Statistics show that so far, the number of foreign investor-controlled securities JVs in China has reached 5, and 18 more securities JVs are awaiting regulatory approval to be set up.
It's noticed that foreign investors are bullish on the Chinese financial market and are scrabbing for a larger share even amid the coronavirus outbreak.
J.P. Morgan Securities (China) Company, for instance, expanded its office in Shanghai recently and are looking for more hands. Nomura Orient International Securities Co., Ltd set up its first outlet in Shanghai in February and is expected to double its workforce to 200 by the end of 2020.
However, the performance of securities JVs was not very impressive, even in 2019, a year of harvest for many securities companies.

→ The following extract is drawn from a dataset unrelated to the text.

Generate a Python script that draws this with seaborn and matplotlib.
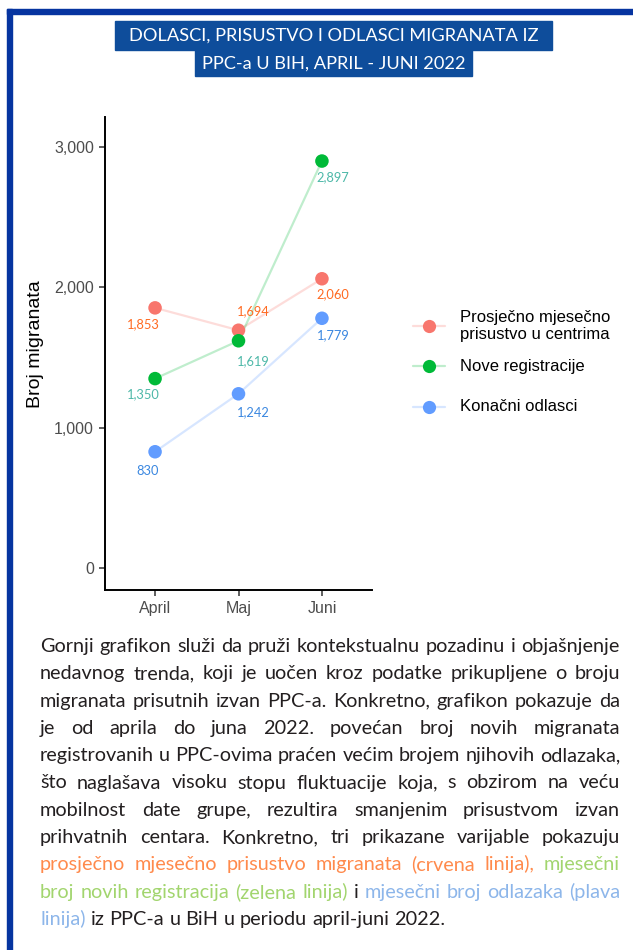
import numpy as np
import pandas as pd
import seaborn as sns
import matplotlib.pyplot as plt
from matplotlib.patches import Rectangle
from matplotlib.lines import Line2D
from matplotlib.ticker import StrMethodFormatter

# podaci
mjeseci = ['April', 'Maj', 'Juni']
prisustvo = [1853, 1694, 2060]
registracije = [1350, 1619, 2897]
odlasci = [830, 1242, 1779]
serije = ['Prosječno mjesečno\nprisustvo u centrima', 'Nove registracije', 'Konačni odlasci']
naslov = ['DOLASCI, PRISUSTVO I ODLASCI MIGRANATA IZ', 'PPC-a U BIH, APRIL - JUNI 2022']

boje = ['#F8766D', '#00BA38', '#619CFF']        # tacke
boje_oznaka = ['#FF6A21', '#4DB8A8', '#3A87E0']  # brojevi uz tacke
c_crv, c_zel, c_pla, c_crn = '#FF8A4C', '#A2D56E', '#8DB6EA', '#231F20'

tekst = [
    [('Gornji grafikon služi da pruži kontekstualnu pozadinu i objašnjenje', c_crn)],
    [('nedavnog trenda, koji je uočen kroz podatke prikupljene o broju', c_crn)],
    [('migranata prisutnih izvan PPC-a. Konkretno, grafikon pokazuje da', c_crn)],
    [('je od aprila do juna 2022. povećan broj novih migranata', c_crn)],
    [('registrovanih u PPC-ovima praćen većim brojem njihovih odlazaka,', c_crn)],
    [('što naglašava visoku stopu fluktuacije koja, s obzirom na veću', c_crn)],
    [('mobilnost date grupe, rezultira smanjenim prisustvom izvan', c_crn)],
    [('prihvatnih centara. Konkretno, tri prikazane varijable pokazuju', c_crn)],
    [('prosječno mjesečno prisustvo migranata (crvena linija),', c_crv), ('mjesečni', c_zel)],
    [('broj novih registracija (zelena linija)', c_zel), ('i', c_crn), ('mjesečni broj odlazaka (plava', c_pla)],
    [('linija)', c_pla), ('iz PPC-a u BiH u periodu april-juni 2022.', c_crn)],
]

df = pd.DataFrame({
    'mjesec': mjeseci * 3,
    'broj': prisustvo + registracije + odlasci,
    'serija': np.repeat(serije, 3),
})

sns.set_theme(style='white')
plt.rcParams['font.family'] = ['Liberation Sans', 'DejaVu Sans']

W, H = 633, 950
fig = plt.figure(figsize=(W / 100, H / 100), dpi=100)
fx = lambda px: px / W
fy = lambda py: 1 - py / H

# okvir
fig.patches.append(Rectangle((fx(7), 0), fx(5), fy(9), transform=fig.transFigure, color='#0634A0', zorder=0))
fig.patches.append(Rectangle((fx(7), fy(14)), 1, fy(9) - fy(14), transform=fig.transFigure, color='#0634A0', zorder=0))

ax = fig.add_axes([fx(105), fy(590), fx(372) - fx(105), fy(116.6) - fy(590)])
pal = dict(zip(serije, boje))
sns.lineplot(data=df, x='mjesec', y='broj', hue='serija', palette=pal, alpha=0.25,
             linewidth=1.6, legend=False, sort=False, ax=ax)
sns.scatterplot(data=df, x='mjesec', y='broj', hue='serija', palette=pal, s=95,
                linewidth=0, legend=False, zorder=3, ax=ax)

pomaci = [[(-12, 16), (15, -19), (11, 15)],
          [(-12, 16), (15, 20), (11, 16)],
          [(-7, 19), (15, 18), (11, 17)]]
for k, vals in enumerate([prisustvo, registracije, odlasci]):
    for i, v in enumerate(vals):
        dx, dy = pomaci[k][i]
        ax.annotate(f'{v:,}', (i, v), xytext=(dx * 0.72, -dy * 0.72), textcoords='offset points',
                    ha='center', va='center', color=boje_oznaka[k], fontsize=9.3, family='Lato')

ax.set_xlim(-0.6, 2.6)
ax.set_ylim(-153, 3213)
ax.set_yticks([0, 1000, 2000, 3000])
ax.yaxis.set_major_formatter(StrMethodFormatter('{x:,.0f}'))
ax.set_xlabel('')
ax.set_ylabel('')
sns.despine(ax=ax)
for s in ['left', 'bottom']:
    ax.spines[s].set_color('black')
    ax.spines[s].set_linewidth(1.4)
ax.tick_params(axis='both', length=4, width=1.1, color='#333333', labelcolor='#4D4D4D',
               labelsize=11.5, left=True, bottom=True)
ax.tick_params(axis='y', pad=4)
ax.tick_params(axis='x', pad=4)
fig.text(fx(35), fy(344), 'Broj migranata', rotation=90, ha='center', va='center', fontsize=14, color='black')

# legenda
for k, (lab, c) in enumerate(zip(serije, boje)):
    yy = fy([326, 366, 406.5][k])
    fig.lines.append(Line2D([fx(413), fx(445)], [yy, yy], transform=fig.transFigure, color=c, alpha=0.25, lw=1.6))
    fig.lines.append(Line2D([fx(429)], [yy], transform=fig.transFigure, color=c, marker='o', ms=9.5, ls='', mew=0))
    fig.text(fx(460), yy, lab, ha='left', va='center', fontsize=12, linespacing=1.15, color='black')

fig.canvas.draw()
rend = fig.canvas.get_renderer()


def sirina(s, **kw):
    t = fig.text(0, 0, s, **kw)
    w = t.get_window_extent(rend).width
    t.remove()
    return w


# naslov
fs_n = 12 * 408 / sirina(naslov[0], fontsize=12, family='Lato')
for (x0, x1, y0, y1), red in zip([(115, 552, 21, 50), (195, 472, 50, 76)], naslov):
    fig.patches.append(Rectangle((fx(x0), fy(y1)), fx(x1 - x0), fy(y0) - fy(y1), transform=fig.transFigure,
                                 color='#0E4D9B', zorder=1))
    fig.text(fx(333.5), fy((y0 + y1) / 2 + 0.5), red, ha='center', va='center', color='white',
             fontsize=fs_n, family='Lato', zorder=2)

# tekst, poravnat obostrano
fs_t = 12 * 402 / sirina(' '.join(s for s, c in tekst[-1]), fontsize=12, family='Lato')
kw = dict(fontsize=fs_t, family='Lato')
razmak = sirina('a a', **kw) - sirina('aa', **kw)
for n, red in enumerate(tekst):
    rijeci = [(w, c) for s, c in red for w in s.split()]
    sir = [sirina(w, **kw) for w, c in rijeci]
    if n < len(tekst) - 1:
        gap = (580 - sum(sir)) / (len(rijeci) - 1)
    else:
        gap = razmak
    x = 40
    for (w, c), s in zip(rijeci, sir):
        fig.text(fx(x), fy(652 + 27.3 * n), w, ha='left', va='baseline', color=c, **kw)
        x += s + gap

fig.savefig('out.png', dpi=100)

The foreign institutions are still adapting their businesses to the investment environment in China, said Wang Jianhui, general manager of Capital Securities' R&D department, to a media agency, "gaining a controlling ownership is the first step, but localization issue remains a big challenge."
Industry insiders hold that the joining of excellent foreign competitors may spark catfish effect, forcing domestic securities companies to improve services and expand businesses. At the same time, they can draw advanced management philosophies and models from foreign counterparts.
In specific, the institutional business could be the main battleground for domestic and foreign securities companies.
"In the initial stage, the secondary market business will be a priority of our company and we will mainly serve high-net-worth individuals, as well as build an institutional customer-oriented network," noted Sun Dongqing, general manager of Nomura Orient International Securities Co., Ltd.